Fears. Some of them are wounds that exist long before we exist.
My mom was always late. It drove me crazy as a child. So I’m always on time-or early.
There’s a tremendous amount of power that comes from not having to say yes.
It’s very hard for me to get a new car. It’s really hard for me to get a new house. It’s really hard for me to move on from the things that give me stability. I just … don’t. There’s a tenacity to that which is great, because I’m totally loyal. But that keeps you living in the past a bit. And it’s hard to embrace the future if you are continually holding on to who you used to be.
There are probably a series of moments that tell you what you are going to become. To me, that doesn’t mean a moment I thought, I’m going to be famous and get a bunch of Academy Awards. To me, it’s the moment that you know you will be the one who fulfills your mother’s vicarious power issues.
I love Los Angeles. I loved growing up here. I love living here. But it’s a different approach in life. If you have a problem, you just go to the beach. You play volleyball or something. There’s an external way of handling all your issues.
Often people think of strength as surviving. But I think it’s surviving intact, and there’s a big distinction.
My definition of a friend is somebody who adores you even though they know the things you’re most ashamed of.
All my films are about people in a spiritual crisis. The Beaver, for sure.
You couldn’t pay me to be in my twenties again. I didn’t know that I was ever going to be successful. I didn’t know if I would be able to ever afford a place to live. I didn’t know if I would take care of my family. These seem like dumb questions when you’re forty-five. But when you’re twenty-three, all these are just a bunch of question marks ahead of you. I can’t live with that anxiety.
The hardest thing about life in your forties is that it’s heavy. You have to take responsibility for it, because you made it heavy. You’re the one who wanted to have children. You’re the one who wanted to have a big job. You’re the one who wanted to have more than one house. You’re the one, and you have to take responsibility for those choices. I wouldn’t do it any differently, but part of me will always miss being light.
The second half of the job is trying to get that back.
People are always surprised when I say that I’m an atheist.
In my home, we ritualize all of them. We do Christmas. We do Shabbat on Fridays. We love Kwanzaa.

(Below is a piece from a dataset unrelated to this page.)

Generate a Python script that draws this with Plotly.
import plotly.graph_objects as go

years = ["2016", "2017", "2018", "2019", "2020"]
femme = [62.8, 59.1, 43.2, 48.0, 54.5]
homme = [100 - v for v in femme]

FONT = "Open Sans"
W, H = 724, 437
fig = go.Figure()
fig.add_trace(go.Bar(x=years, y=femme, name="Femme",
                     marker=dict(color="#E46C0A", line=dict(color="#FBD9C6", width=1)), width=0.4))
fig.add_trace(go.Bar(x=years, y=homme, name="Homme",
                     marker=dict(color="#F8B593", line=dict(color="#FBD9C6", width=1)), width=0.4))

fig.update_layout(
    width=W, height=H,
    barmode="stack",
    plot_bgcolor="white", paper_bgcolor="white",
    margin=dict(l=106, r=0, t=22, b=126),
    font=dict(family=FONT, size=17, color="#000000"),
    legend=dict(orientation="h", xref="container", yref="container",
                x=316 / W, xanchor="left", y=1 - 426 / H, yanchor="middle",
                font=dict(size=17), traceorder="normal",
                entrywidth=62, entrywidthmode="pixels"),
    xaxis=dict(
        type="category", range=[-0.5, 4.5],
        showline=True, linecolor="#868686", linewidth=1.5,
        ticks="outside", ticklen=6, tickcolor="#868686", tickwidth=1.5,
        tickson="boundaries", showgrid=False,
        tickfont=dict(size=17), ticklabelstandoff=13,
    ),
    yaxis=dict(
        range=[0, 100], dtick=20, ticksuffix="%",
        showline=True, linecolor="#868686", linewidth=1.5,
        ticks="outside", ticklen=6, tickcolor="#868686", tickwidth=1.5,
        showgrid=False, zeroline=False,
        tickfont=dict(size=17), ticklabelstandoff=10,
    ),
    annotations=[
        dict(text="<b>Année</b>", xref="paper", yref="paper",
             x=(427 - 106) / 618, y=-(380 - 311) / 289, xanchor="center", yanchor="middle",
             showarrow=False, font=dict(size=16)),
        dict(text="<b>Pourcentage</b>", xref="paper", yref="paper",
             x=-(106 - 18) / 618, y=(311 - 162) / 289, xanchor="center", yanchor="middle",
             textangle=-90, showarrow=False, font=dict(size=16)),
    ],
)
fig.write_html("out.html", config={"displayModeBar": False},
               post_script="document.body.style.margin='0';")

I take pains to give my family a real religious basis, a knowledge, because it’s being well educated. You need to know why all those wars were fought.
Jonathan Kaplan was adamant that the rape scene in The Accused be everything that we rehearsed. There would not be one ad-lib. But even after going through a massive amount of rehearsal, after every take, three of the guys just started crying. They were a mess. I had to spend my time telling them, “It’s okay. I’m fine. Everything’s okay.” There was one guy who was not a mess at all. He was like, “My hair okay?” He was my buddy. That was the guy I could hang with because at dinner we just talked about his dog or his life.
Some part of my brain is fried in the mathematical department. I can’t retain numbers. If you tell me to be there at 9:30, I have to write it down because I remember 8:45 or 10:20. I can’t remember my phone numbers. I don’t know what eight times seven is. I’ve seen through the new occupational therapies how they isolate parts of the brain that are damaged. For me, it’s the whole abstract-number thing. But I can tell you a story about anything and remember it all.
Fear is the number-one emotion that we’re spending tremendous amounts of brainpower to cover up.
I can shop for stationery. Books. Little kids’ clothes I can do. Sporting goods. Hardware. But not my own clothes. I go into a clothing store and start shaking. There’s so much to pick from, and I never pick anything good. I have to rely on movies I make. I have in my contract that they have to give me whatever clothes my character wore. Because otherwise I wouldn’t have any clothes to wear.
The most interesting thing about being a parent is being witness and supporting what they already are. It’s standing there in awe. You get to be the one on the sidelines clapping.
In the end, winning is sleeping better.